>> start Provided records
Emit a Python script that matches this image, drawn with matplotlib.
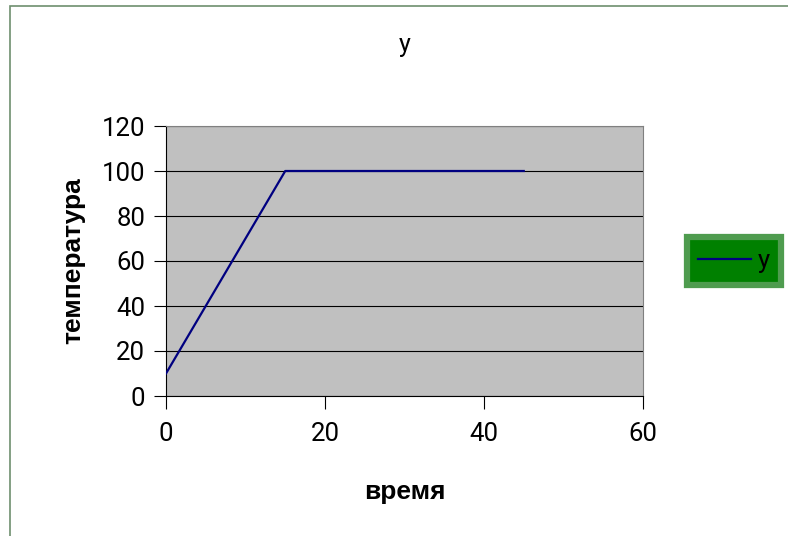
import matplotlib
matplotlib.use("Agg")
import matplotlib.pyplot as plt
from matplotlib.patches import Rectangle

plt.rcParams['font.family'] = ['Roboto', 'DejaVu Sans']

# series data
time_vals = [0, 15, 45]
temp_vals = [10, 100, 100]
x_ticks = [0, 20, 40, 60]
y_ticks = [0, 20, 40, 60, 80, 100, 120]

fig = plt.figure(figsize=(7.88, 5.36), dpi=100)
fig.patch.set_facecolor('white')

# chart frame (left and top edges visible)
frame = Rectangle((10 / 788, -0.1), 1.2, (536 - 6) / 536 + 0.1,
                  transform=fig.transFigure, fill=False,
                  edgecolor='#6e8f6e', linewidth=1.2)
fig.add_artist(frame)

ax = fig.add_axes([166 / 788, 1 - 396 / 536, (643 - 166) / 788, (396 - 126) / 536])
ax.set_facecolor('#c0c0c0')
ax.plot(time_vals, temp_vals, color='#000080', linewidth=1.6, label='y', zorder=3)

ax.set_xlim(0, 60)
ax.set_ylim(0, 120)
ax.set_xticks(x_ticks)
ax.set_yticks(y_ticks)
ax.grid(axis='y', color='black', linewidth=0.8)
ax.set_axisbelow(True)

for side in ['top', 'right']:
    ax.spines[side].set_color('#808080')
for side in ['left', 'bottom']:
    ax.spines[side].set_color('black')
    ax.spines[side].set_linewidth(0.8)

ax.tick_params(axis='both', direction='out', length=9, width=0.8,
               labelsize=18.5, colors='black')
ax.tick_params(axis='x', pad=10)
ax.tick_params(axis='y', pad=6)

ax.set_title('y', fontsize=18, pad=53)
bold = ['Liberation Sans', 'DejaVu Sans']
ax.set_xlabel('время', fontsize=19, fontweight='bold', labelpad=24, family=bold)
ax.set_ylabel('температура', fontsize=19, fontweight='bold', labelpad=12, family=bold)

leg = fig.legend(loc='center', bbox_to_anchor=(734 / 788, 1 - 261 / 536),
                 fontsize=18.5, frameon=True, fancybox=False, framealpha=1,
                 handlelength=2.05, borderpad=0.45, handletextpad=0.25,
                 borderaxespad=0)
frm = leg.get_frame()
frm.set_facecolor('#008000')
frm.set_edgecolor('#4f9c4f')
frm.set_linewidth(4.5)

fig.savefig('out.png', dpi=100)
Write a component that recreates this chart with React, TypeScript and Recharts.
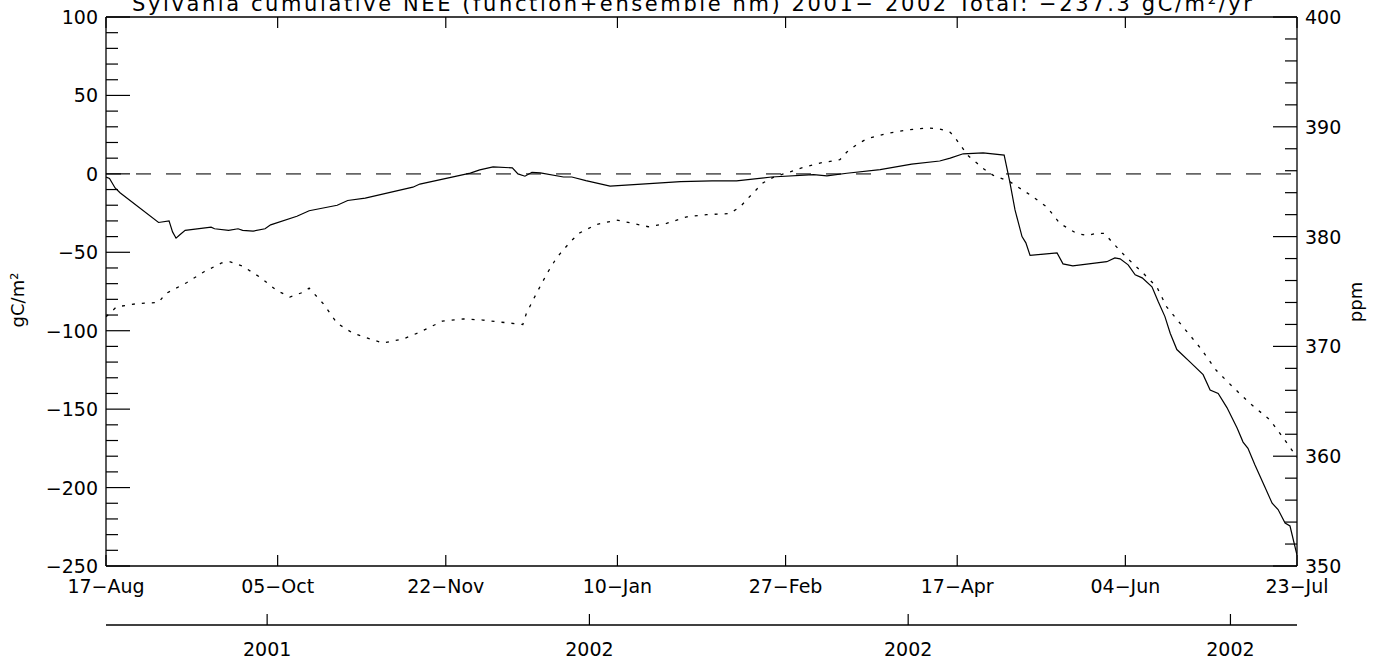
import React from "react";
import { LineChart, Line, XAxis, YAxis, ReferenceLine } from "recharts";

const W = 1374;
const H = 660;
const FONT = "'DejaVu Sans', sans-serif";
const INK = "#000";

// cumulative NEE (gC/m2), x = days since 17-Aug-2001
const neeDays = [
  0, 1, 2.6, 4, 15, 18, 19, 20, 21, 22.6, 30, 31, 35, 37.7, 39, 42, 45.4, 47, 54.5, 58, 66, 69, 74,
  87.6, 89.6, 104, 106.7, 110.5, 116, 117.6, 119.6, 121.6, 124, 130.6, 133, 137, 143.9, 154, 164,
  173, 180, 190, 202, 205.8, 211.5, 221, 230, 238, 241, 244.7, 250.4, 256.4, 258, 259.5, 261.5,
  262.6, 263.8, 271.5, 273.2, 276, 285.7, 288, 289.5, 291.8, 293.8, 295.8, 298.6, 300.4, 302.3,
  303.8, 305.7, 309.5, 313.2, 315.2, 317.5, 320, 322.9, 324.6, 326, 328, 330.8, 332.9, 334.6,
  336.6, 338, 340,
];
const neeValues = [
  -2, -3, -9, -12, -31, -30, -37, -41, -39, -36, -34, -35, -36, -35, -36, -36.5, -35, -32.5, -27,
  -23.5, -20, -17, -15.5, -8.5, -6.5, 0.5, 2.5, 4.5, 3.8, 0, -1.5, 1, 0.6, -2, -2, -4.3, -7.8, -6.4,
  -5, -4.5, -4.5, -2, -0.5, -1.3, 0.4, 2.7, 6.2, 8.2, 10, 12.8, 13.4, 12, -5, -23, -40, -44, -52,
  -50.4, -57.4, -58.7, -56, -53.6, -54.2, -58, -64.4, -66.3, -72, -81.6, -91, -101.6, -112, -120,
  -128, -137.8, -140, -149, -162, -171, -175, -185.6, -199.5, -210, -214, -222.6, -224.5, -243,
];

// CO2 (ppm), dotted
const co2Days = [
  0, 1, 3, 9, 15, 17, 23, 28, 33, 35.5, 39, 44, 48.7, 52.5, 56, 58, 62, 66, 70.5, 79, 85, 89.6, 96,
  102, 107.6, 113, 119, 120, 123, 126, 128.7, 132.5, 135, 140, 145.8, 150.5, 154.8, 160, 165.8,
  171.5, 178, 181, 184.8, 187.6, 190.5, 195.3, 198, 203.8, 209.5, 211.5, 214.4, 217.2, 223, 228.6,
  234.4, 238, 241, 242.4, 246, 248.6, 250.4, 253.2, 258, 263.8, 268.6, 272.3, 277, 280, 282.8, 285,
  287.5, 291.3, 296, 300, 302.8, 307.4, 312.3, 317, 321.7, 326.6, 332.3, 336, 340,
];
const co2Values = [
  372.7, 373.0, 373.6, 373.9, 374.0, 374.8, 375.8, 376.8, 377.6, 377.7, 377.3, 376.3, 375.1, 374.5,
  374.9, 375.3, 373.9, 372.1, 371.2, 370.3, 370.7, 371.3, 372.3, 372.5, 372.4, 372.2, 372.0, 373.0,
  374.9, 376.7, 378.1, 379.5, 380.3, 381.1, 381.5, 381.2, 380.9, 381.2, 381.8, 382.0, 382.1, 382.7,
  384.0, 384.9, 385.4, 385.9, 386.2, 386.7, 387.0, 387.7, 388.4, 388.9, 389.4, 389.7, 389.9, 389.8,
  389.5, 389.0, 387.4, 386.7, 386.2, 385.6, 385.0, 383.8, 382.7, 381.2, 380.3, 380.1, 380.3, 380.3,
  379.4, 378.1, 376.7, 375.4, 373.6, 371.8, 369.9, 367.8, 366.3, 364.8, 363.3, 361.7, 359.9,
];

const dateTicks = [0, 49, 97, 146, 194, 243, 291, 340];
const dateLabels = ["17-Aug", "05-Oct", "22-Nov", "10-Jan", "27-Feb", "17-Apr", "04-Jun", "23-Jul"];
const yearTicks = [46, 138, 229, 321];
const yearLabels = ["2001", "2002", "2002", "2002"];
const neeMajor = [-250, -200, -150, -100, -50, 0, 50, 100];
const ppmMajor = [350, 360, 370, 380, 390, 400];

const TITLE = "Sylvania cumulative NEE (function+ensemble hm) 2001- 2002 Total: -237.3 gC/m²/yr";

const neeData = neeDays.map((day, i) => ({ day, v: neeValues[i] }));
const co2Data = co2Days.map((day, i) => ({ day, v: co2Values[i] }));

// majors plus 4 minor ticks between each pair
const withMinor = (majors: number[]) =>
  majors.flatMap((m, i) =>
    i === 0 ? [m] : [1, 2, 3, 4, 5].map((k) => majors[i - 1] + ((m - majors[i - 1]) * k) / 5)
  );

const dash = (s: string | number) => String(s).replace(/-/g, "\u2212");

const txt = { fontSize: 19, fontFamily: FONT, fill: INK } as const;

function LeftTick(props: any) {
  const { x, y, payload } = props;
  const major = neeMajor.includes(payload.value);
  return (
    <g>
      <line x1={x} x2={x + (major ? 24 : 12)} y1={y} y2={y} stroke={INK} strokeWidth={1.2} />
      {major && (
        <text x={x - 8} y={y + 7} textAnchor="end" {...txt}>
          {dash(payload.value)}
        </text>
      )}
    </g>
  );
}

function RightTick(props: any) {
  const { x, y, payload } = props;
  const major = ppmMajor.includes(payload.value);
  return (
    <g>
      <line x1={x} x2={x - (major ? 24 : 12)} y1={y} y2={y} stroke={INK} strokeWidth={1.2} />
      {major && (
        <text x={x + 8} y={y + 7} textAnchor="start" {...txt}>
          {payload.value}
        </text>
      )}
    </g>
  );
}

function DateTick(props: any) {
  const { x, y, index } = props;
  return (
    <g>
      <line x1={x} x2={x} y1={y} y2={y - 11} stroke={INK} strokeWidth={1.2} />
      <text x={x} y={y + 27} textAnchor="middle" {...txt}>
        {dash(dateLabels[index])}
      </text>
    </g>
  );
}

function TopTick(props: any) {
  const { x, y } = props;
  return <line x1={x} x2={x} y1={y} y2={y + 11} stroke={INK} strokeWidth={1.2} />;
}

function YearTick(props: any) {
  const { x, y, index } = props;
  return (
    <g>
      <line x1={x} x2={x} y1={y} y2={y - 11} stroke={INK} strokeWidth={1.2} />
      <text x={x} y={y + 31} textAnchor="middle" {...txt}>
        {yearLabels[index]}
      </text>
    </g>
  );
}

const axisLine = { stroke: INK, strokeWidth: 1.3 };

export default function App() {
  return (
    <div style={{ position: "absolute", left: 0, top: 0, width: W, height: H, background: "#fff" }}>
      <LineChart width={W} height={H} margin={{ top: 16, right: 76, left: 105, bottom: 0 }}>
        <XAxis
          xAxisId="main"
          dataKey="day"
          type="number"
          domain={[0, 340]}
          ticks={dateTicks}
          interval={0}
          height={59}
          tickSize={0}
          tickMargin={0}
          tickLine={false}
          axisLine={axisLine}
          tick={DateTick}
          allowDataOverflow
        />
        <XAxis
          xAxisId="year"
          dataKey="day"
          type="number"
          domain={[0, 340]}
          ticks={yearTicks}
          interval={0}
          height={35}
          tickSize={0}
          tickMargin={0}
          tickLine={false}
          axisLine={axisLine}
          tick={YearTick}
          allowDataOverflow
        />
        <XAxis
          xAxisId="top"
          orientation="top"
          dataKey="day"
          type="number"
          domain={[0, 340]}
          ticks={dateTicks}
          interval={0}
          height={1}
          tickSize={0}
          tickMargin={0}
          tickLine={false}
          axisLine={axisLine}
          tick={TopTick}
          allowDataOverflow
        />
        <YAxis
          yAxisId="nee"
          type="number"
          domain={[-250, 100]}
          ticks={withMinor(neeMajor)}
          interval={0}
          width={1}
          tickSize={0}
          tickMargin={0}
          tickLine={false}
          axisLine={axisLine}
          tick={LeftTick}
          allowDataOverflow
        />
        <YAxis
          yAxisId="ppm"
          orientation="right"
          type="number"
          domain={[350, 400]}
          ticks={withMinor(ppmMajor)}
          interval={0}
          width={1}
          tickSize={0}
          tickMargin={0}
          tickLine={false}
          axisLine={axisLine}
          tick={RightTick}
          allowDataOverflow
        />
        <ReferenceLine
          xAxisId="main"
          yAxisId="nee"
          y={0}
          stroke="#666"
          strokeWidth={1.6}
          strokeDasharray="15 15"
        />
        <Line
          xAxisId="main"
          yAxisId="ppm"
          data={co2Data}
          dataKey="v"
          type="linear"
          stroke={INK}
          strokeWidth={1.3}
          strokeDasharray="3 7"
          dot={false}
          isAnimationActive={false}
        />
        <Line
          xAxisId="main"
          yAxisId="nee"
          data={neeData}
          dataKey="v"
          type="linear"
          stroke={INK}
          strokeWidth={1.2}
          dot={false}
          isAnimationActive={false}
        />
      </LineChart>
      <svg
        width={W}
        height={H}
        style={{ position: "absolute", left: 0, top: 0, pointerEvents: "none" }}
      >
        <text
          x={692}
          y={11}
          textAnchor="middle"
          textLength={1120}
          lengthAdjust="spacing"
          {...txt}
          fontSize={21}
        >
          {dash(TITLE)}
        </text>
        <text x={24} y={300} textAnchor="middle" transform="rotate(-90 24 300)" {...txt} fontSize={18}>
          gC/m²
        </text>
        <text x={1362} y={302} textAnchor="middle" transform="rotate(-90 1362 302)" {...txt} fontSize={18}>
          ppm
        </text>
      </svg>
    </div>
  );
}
>> end Provided records
**The task:**
Only the lines from the start of the records to the line with "y_ticks = [0, 20, 40, 60, 80, 100, 120]" belong in the copy. Print them exactly, minus pictures.

**Solution to this exercise:**
Emit a Python script that matches this image, drawn with matplotlib.
import matplotlib
matplotlib.use("Agg")
import matplotlib.pyplot as plt
from matplotlib.patches import Rectangle

plt.rcParams['font.family'] = ['Roboto', 'DejaVu Sans']

# series data
time_vals = [0, 15, 45]
temp_vals = [10, 100, 100]
x_ticks = [0, 20, 40, 60]
y_ticks = [0, 20, 40, 60, 80, 100, 120]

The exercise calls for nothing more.